As I was walking to work this obvious fall morning, these thoughts were running through my head. I began to think about my faith, and how much of what Christianity and God have become to this world is a season taken out of context.
For those of us who grew up in the church (or had a bad experience there), God and faith are the fall season at the end of a gorgeous summer. We know we should value it, we remember a time when we appreciated it and clung to it with joy, but somehow it has taken on a bitterness, something that bites at us rather than awakens us, inspires us.
For those who have been anywhere but the church, have tried everything else and failed, for the alchoholic or drug-addict who found their freedom in Christ, for the gay man or woman who felt welcome in a church for the first time, or for a marriage on the rocks that finally found its unity in a triune God, He along with His church feel more like spring. After the cold, hard aches of an endless winter, the sun shines for the first time. The clouds roll away and a foreign warmth stuns our bodies with wonder.

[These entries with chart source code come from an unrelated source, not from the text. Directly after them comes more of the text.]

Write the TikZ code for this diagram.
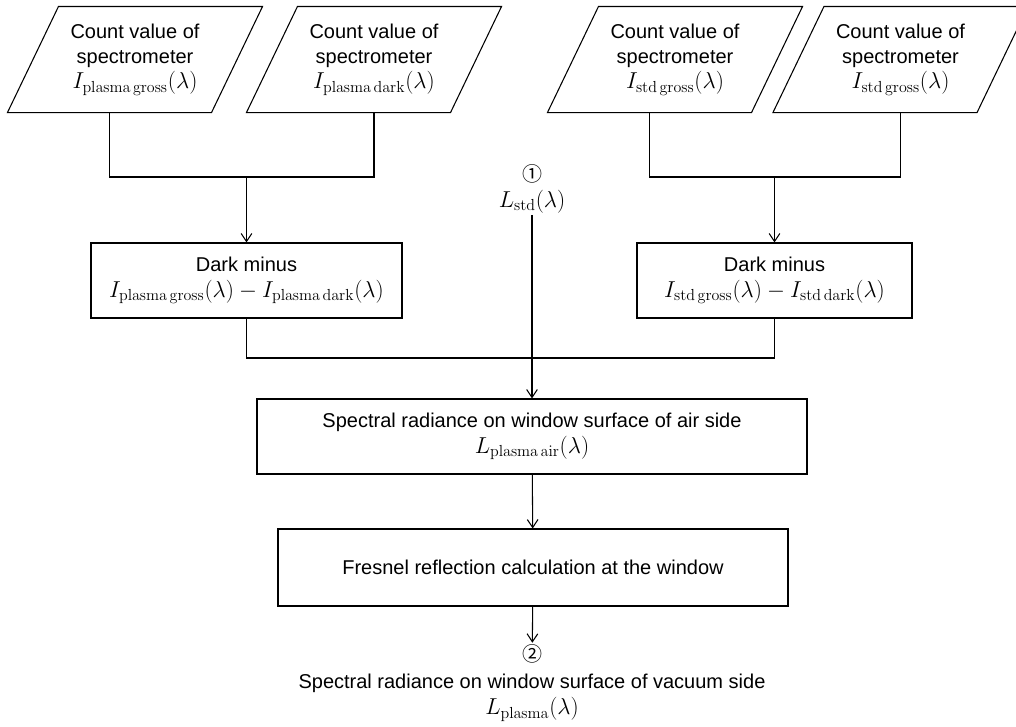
\documentclass[tikz,border=0pt]{standalone}
\usepackage[no-math]{fontspec}
\setmainfont{Liberation Sans}
\newfontfamily\circfont{Noto Sans CJK JP}
\newcommand{\mathline}[1]{{\fontsize{16.5}{19}\selectfont$#1$}}
\usetikzlibrary{arrows.meta, positioning}

\begin{document}
\begin{tikzpicture}[x=0.75pt,y=-0.75pt,->,>={Straight Barb[length=6pt,width=8pt]},line width=0.8pt,
    font=\fontsize{15}{19}\selectfont,
    inbox/.style={rectangle,minimum width=152.25pt,minimum height=78.75pt,inner sep=0pt,align=center,
        append after command={\pgfextra{\draw[-] ([xshift=-19.125pt]\tikzlastnode.south west)
            -- ([xshift=19.125pt]\tikzlastnode.north west) -- ([xshift=19.125pt]\tikzlastnode.north east)
            -- ([xshift=-19.125pt]\tikzlastnode.south east) -- cycle;}}},
    procbox/.style={draw,rectangle,minimum height=56.25pt,inner sep=0pt,align=center}]

    \useasboundingbox (0,0) rectangle (1016,726);

    % inputs
    \node[inbox] (s1) at (135,59.5) {Count value of\\spectrometer\\\mathline{I_{\mathrm{plasma\,gross}}(\lambda)}};
    \node[inbox] (s2) at (374,59.5) {Count value of\\spectrometer\\\mathline{I_{\mathrm{plasma\,dark}}(\lambda)}};
    \node[inbox] (s3) at (675,59.5) {Count value of\\spectrometer\\\mathline{I_{\mathrm{std\,gross}}(\lambda)}};
    \node[inbox] (s4) at (900.5,59.5) {Count value of\\spectrometer\\\mathline{I_{\mathrm{std\,gross}}(\lambda)}};

    % dark subtraction
    \node[procbox,minimum width=233.25pt] (dl) at (246.5,280.5) {Dark minus\\\mathline{I_{\mathrm{plasma\,gross}}(\lambda)-I_{\mathrm{plasma\,dark}}(\lambda)}};
    \node[procbox,minimum width=206.25pt] (dr) at (774.5,280.5) {Dark minus\\\mathline{I_{\mathrm{std\,gross}}(\lambda)-I_{\mathrm{std\,dark}}(\lambda)}};

    \node[align=center,inner sep=1pt] (lstd) at (532,189) {{\circfont\fontsize{15}{17}\selectfont ①}\\\mathline{L_{\mathrm{std}}(\lambda)}};

    \node[procbox,minimum width=412.5pt] (air) at (532,436.5) {Spectral radiance on window surface of air side\\\mathline{L_{\mathrm{plasma\,air}}(\lambda)}};
    \node[procbox,minimum width=382.5pt,minimum height=57.75pt] (fres) at (533,567.5) {Fresnel reflection calculation at the window};

    \node[align=center,inner sep=1pt,font=\fontsize{15}{20}\selectfont] (vac) at (532,683) {{\circfont\fontsize{15}{17}\selectfont ②}\\Spectral radiance on window surface of vacuum side\\\mathline{L_{\mathrm{plasma}}(\lambda)}};

    \coordinate (jl) at (246.5,177);
    \coordinate (jr) at (774.5,177);
    \coordinate (jm) at (532,358);

    \path[-]
    ([xshift=-19.125pt]s1.south) edge[to path={|- (\tikztotarget)}] (jl)
    (jl) edge[to path={-| (\tikztotarget)}] (s2.south)
    ([xshift=-19.125pt]s3.south) edge[to path={|- (\tikztotarget)}] (jr)
    (jr) edge[to path={-| (\tikztotarget)}] (s4.south)
    (dl.south) edge[to path={|- (\tikztotarget)}] (jm)
    (jm) edge[to path={-| (\tikztotarget)}] (dr.south)
    ;

    \path
    (jl) edge (dl)
    (jr) edge (dr)
    (lstd) edge (air)
    (air) edge (fres)
    (fres) edge (vac)
    ;
\end{tikzpicture}
\end{document}
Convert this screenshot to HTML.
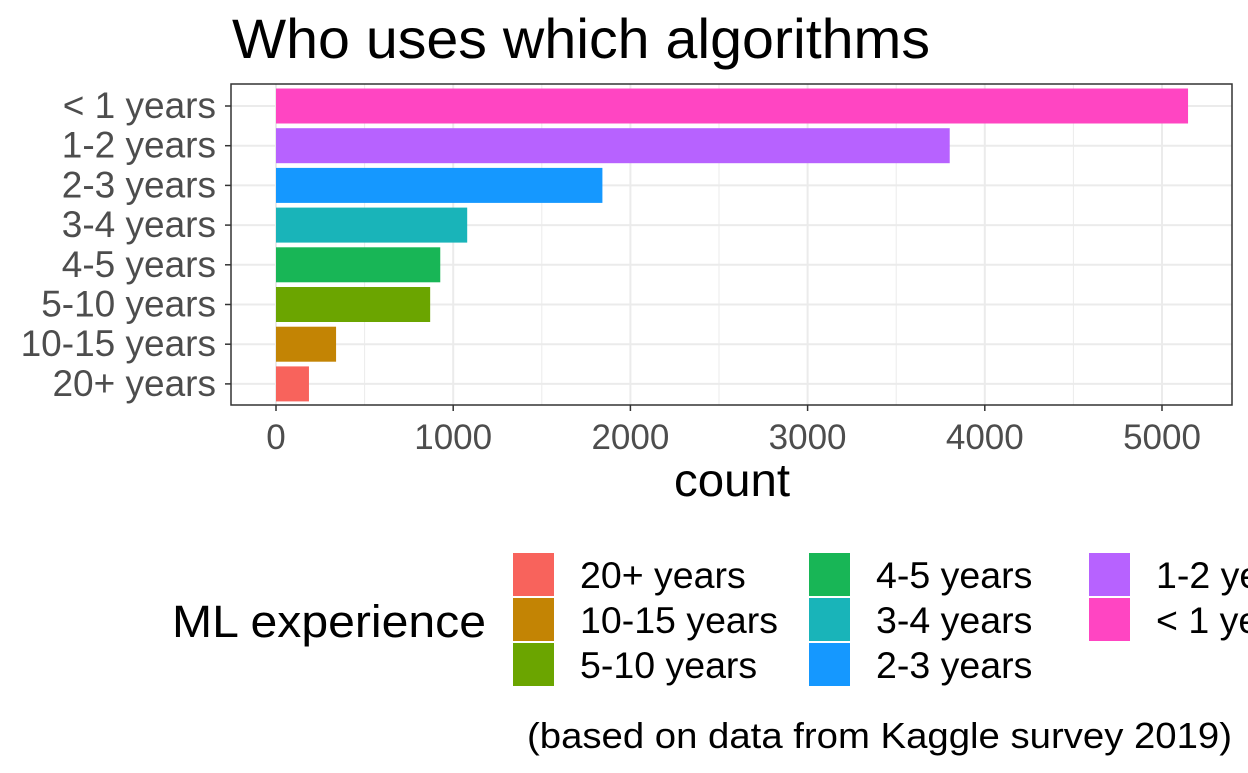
<!DOCTYPE html>
<html><head><meta charset="utf-8"><style>
body{margin:0;background:#fff;width:1248px;height:768px;overflow:hidden;font-family:"Liberation Sans",sans-serif}
</style></head><body>
<svg width="1248" height="768" style="font-family:'Liberation Sans',sans-serif">
<text x="232" y="58" font-size="56" textLength="698" lengthAdjust="spacingAndGlyphs" fill="#000">Who uses which algorithms</text>
<g id="grid"></g><g id="bars"></g><g id="axes"></g><g id="legend"></g>
<text x="732" y="496" font-size="46" text-anchor="middle" textLength="116" lengthAdjust="spacingAndGlyphs" fill="#000">count</text>
<text x="1232" y="748" font-size="36" text-anchor="end" textLength="705" lengthAdjust="spacingAndGlyphs" fill="#000">(based on data from Kaggle survey 2019)</text>
</svg>
<script>
const categories=["< 1 years","1-2 years","2-3 years","3-4 years","4-5 years","5-10 years","10-15 years","20+ years"];
const counts=[5147,3802,1842,1079,927,870,339,186];
const colors=["#FF45C2","#B762FF","#1598FF","#19B4B9","#18B656","#6BA500","#C38404","#F8635C"];
const xTicks=[0,1000,2000,3000,4000,5000];
const legendCats=["20+ years","10-15 years","5-10 years","4-5 years","3-4 years","2-3 years","1-2 years","< 1 years"];
const legendColors=["#F8635C","#C38404","#6BA500","#18B656","#19B4B9","#1598FF","#B762FF","#FF45C2"];
const NS="http://www.w3.org/2000/svg";
const L=231,R=1232,T=84,B=405;
const x=v=>276+v*0.1772;
const yc=i=>106+i*39.7;
function mk(p,tag,a){const e=document.createElementNS(NS,tag);for(const k in a)e.setAttribute(k,a[k]);document.getElementById(p).appendChild(e);return e;}
for(let i=0;i<xTicks.length;i++){
 const gx=x(xTicks[i]);
 let g=mk('grid','line',{x1:gx,x2:gx,y1:T,y2:B,stroke:'#EBEBEB','stroke-width':2});
 
 
 if(i<xTicks.length-1){const mx=x((xTicks[i]+xTicks[i+1])/2);
 let m=mk('grid','line',{x1:mx,x2:mx,y1:T,y2:B,stroke:'#EBEBEB','stroke-width':1});
 
 }
 let t=mk('axes','text',{x:gx,y:449,'font-size':35,'text-anchor':'middle',fill:'#4D4D4D'});
 t.textContent=xTicks[i];
 
 
 let tk=mk('axes','line',{x1:gx,x2:gx,y1:B,y2:B+6,stroke:'#333','stroke-width':1.5});
 
 
}
categories.forEach((c,i)=>{
 const cy=yc(i);
 let g=mk('grid','line',{x1:L,x2:R,y1:cy,y2:cy,stroke:'#EBEBEB','stroke-width':2});
 
 
 let b=mk('bars','rect',{x:x(0),y:cy-17.5,width:x(counts[i])-x(0),height:35,fill:colors[i]});
 
 
 let t=mk('axes','text',{x:216,y:cy+12,'font-size':37,'text-anchor':'end',fill:'#4D4D4D'});
 t.textContent=c;
 
 
 let tk=mk('axes','line',{x1:L-6,x2:L,y1:cy,y2:cy,stroke:'#333','stroke-width':1.5});
 
 
});
let fr=mk('axes','rect',{x:L,y:T,width:R-L,height:B-T,fill:'none',stroke:'#333','stroke-width':1.5});


let lt=mk('legend','text',{x:172,y:637,'font-size':45,fill:'#000',textLength:314,lengthAdjust:'spacingAndGlyphs'});
lt.textContent="ML experience";


const colX=[513,809,1089];
legendCats.forEach((c,i)=>{
 const col=Math.floor(i/3),row=i%3;
 const kx=colX[col],ky=553+row*45;
 let k=mk('legend','rect',{x:kx,y:ky,width:41,height:43,fill:legendColors[i]});
 
 
 let t=mk('legend','text',{x:kx+67,y:ky+35,'font-size':37.5,fill:'#000'});
 t.textContent=c;
 
 
});
</script>
</body></html>
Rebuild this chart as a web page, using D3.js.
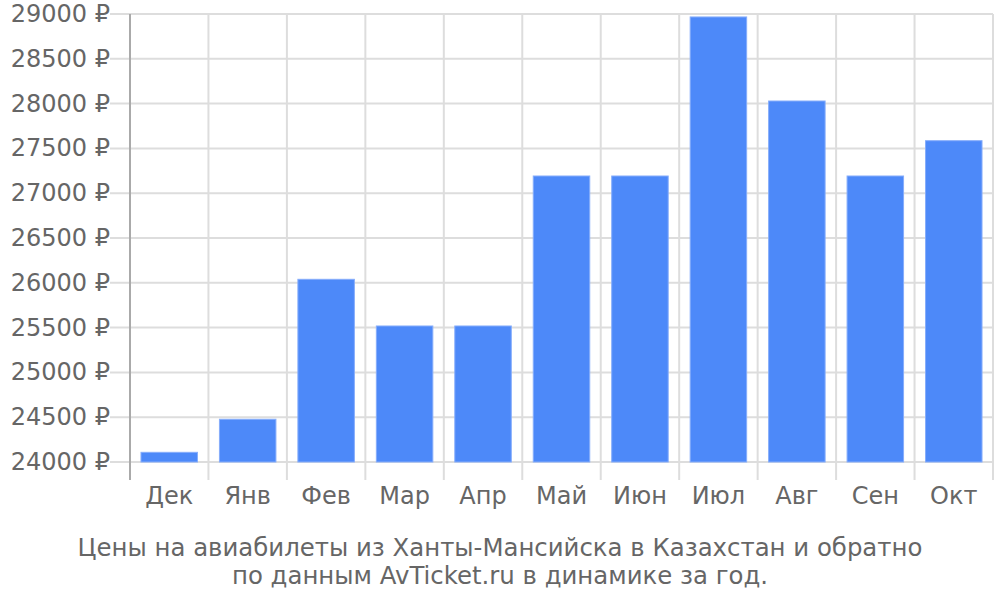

God and faith are reacted to by the people of this world based on perspective. Perspective is this powerful, insurmountable object. Think of it as the ground on which we stand to see what there is to see, be it a valley or a mountain top. What we see and how we see it depends on where we stand to look. Many times, if not most of the time, the place we stand is the hand we're dealt. We're like Bear from the show "Man Vs. Wild", dropped in a random, remote location...expected to survive.
To a poor person, a mega church seems cold. To a rich person, a mega church feels warm, comfortable. To a person with loving parents and a good home, the idea of God as Father sounds intimate, reassurring. But like Donald Miller writes in his book
Blue Like Jazz, the idea of God as Father sounds very unappealing to the kid whose dad walked out on him. To a Christian refugee in the middle of Sudan, the idea of "God Bless America" sounds more exclusive than inclusive, but to the marine clinging to his faith in the middle of a battlefield, he hopes those words ring true. To a white CEO in suburban America, the idea of serving the poor and selling away all of his positions seems very intrusive so he chooses to take it as metaphoric, but to the homeless man in the middle of a busy downtown Los Angeles street, he has seen very few Christians who are actually Christ-like. To the middle-aged married couple at a Baptist church who refers to a gay community as "hate the sin, love the sinner", they feel as though they are learning how to love in spite of, but to an isolated gay man in the back pew of that church, he wonders if he will ever find a friend in God or His people.
Perspective is what makes God and faith such a delicate and difficult thing to understand for many people in this world. If we're honest, even we who claim this faith have a hard time separating perspective from truth, opinion from God.
If we could simply see the world and those who are in it as the seasons that come and go and come again, we would start to understand that we all need to come to terms with our perspective, the past experiences (good and bad) that have shaped our view of God and our understanding of Who He is to a broken world.
Like I said, I like fall. But when winter comes, that's when I start to lose perspective. I'm always looking for spring, until I realize that I hate summer. God save us from our perspectives.